6. Once the oil is hot, slowly add the legs and thighs (dark meat) with meat side down. There will be a lot of bubbling – but that’s a sign things are going right. Cook for 2 min. and then add the breast meat with meat side down, and the wings. Cook for another 1 min. and now lower the heat to medium or medium high. Continue to cook for another 5 min, for a total of 8 minutes on this side. Turn the meat over using a pair of tongs. Cook on the other side for another 6 min.

NOTE: If you can’t get them all in one batch it’s OK. The oil will be good for cooking, it will just be darker.

7. While the chicken is cooking on the second side, set up a place for it to drain (e.g. a plate with paper towels or an upside down rack over newsprint). This will help wick away the excess oil.

8. Remove the chicken from the oil and allow it to drain. The temperature on the bird should be close to 160F. If you don’t have a thermometer, the color on the chicken should be slightly darker than what you see at popular fried chicken places, but not burnt. Let rest for at least 10 min. Serve hot or cold. Enjoy!


  1. God, that looks GORGEOUS – I’m from the South and grew up making/eating home-fried chicken, but this variation looks amazing. I’m definitely going to try it the next time I fry! (I’ve already cast my vote for you guys, btw – the blog is LOVELY. The photos are delicious, the stories and concept engaging, and the recipes absolutely right on. Well done!)

  2. I’ve always loved munching on pistachios but since I’ve been in Sicily, I’ve learned that there are so many different ways to enjoy them! Thanks for sharing yet another great way to enjoy one of my favorite nuts! I think I’ll save this one for my when my husband returns from deployment…he’ll be in heaven! Check out one my recent posts if you’re interested in a pistacchio pasta sauce recipe 🙂

  3. I feel like chicken tonight, like chicken tonight! 🙂

  4. How do you think this would come out if it was baked? I don’t fry anything, but love the texture, tough thing to get otherwise. AND I love pistachios!!!
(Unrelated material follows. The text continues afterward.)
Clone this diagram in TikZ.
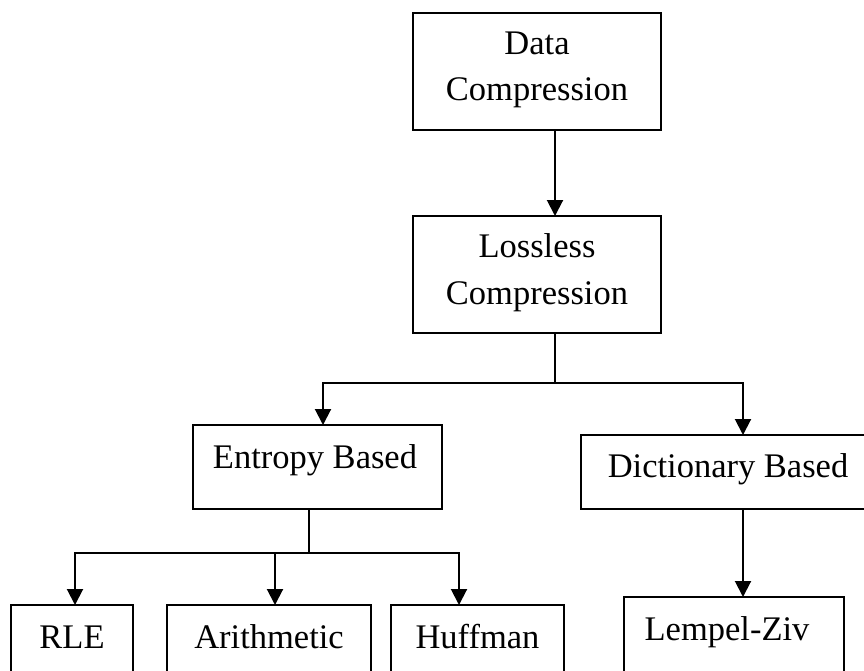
\documentclass[tikz,border=0pt]{standalone}
\usepackage{fontspec}
\setmainfont{Liberation Serif}
\usetikzlibrary{arrows.meta,calc}
\begin{document}
\begin{tikzpicture}[x=1pt,y=-1pt,
  box/.style={draw,line width=2pt,inner sep=0pt,outer sep=0pt},
  txt/.style={anchor=base,inner sep=0pt,font=\fontsize{34.5}{40}\selectfont},
  link/.style={line width=2pt},
  arr/.style={line width=2pt,-{Triangle[width=16pt,length=16pt]}}]
\useasboundingbox (0,0) rectangle (864,670);
% boxes
\node[box,minimum width=248pt,minimum height=117pt] (dc) at (537,71.5) {};
\node[box,minimum width=248pt,minimum height=117pt] (ll) at (537,274.5) {};
\node[box,minimum width=249pt,minimum height=84pt] (eb) at (317.5,467) {};
\node[box,minimum width=294pt,minimum height=74pt] (db) at (728,472) {};
\node[box,minimum width=122pt,minimum height=85pt] (rle) at (72,647.5) {};
\node[box,minimum width=204pt,minimum height=85pt] (ar) at (269,647.5) {};
\node[box,minimum width=173pt,minimum height=85pt] (hu) at (477.5,647.5) {};
\node[box,minimum width=220pt,minimum height=93pt] (lz) at (734,643.5) {};
% texts
\node[txt] (t1a) at (537,54) {Data};
\node[txt] (t1b) at (537,100) {Compression};
\node[txt] (t2a) at (537,257) {Lossless};
\node[txt] (t2b) at (537,304) {Compression};
\node[txt] (t3) at (315,468) {Entropy Based};
\node[txt] (t4) at (728,477) {Dictionary Based};
\node[txt] (t5) at (72,648) {RLE};
\node[txt] (t6) at (269,648) {Arithmetic};
\node[txt] (t7) at (477.5,648) {Huffman};
\node[txt] (t8) at (727,640) {Lempel-Ziv};
% connector coordinates
\coordinate (j1) at (555,383);
\coordinate (j2) at (309,553);
\coordinate (xe) at (323,0);
\coordinate (xd) at (743,0);
\coordinate (xr) at (75,0);
\coordinate (xa) at (275,0);
\coordinate (xh) at (459,0);
% connectors
\draw[arr] (dc.south -| j1) -- (ll.north -| j1);
\draw[link] (ll.south -| j1) -- (j1);
\draw[arr] (j1) -| (eb.north -| xe);
\draw[arr] (j1) -| (db.north -| xd);
\draw[arr] (db.south -| xd) -- (lz.north -| xd);
\draw[link] (eb.south -| j2) -- (j2);
\draw[arr] (j2) -| (rle.north -| xr);
\draw[arr] (j2 -| xa) -- (ar.north -| xa);
\draw[arr] (j2) -| (hu.north -| xh);
\end{tikzpicture}
\end{document}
  5. I think I came across your site by accident, but it certainly caught my eye as I love chicken cooked this way, (Pistachio fried chicken.) However on your recipe you have 2 small photos covering information about the recipe, I could not move these photos and wonder if you could e-mail those details, thank you for a very enjoyable site.

    Ray Crawford

  6. I’d be happy to email you Ray. But you can click abobe where it says so, and the recipe has a PDF file that gives the direction. If you are having problems, feel free to email me at myhusbandcooks@gmail.com.

  7. I can’t understand why you don’t have good results frying your own chicken as its so simple to make is you stick to the basics. I also must add that the Pistachio Fried Chicken sounds unreal..almost too good to be true and what a great idea! I’ll have to try it.
    Your basic fried chicken doesn’t need to be dipped or rolled in liquids before frying. I learned how to make great chicken from a professional Chef from Thibideaux, Lousiana. So for you, this is her simple recipe.
    Put about a 1/2 inch of corn oil in a frying pan and heat over a medium-high heat.
    Roll your clean and dried chicken in a combination of flour, pepper and salt. Once thoroughly coated, place the chicken in the oil, making sure that the other pieces don’t touch while frying. Fry for 10 minutes on one side and then turn the chicken over for about 12 more minutes, making sure to move the chicken around the pan after it fries in one spot every four or five minutes. Drain the chicken pieces on paper towels or on a brown bag and serve! Its as simple as that. You’ll have a lovely crispy coating, without any oily flavor and I’m sure you’ll like this as much as any other over-dipped milk/egg/floured recipe.

    By the way, I did make Bert’s Chicken after seeing Paula’s show. The chicken was good but it seemed like a waste to have to throw out the eggs after having raw chicken sit in it while in the fridge.
    Now I have to make some pistachio flour as I’m trying your recipe next! Wish me luck!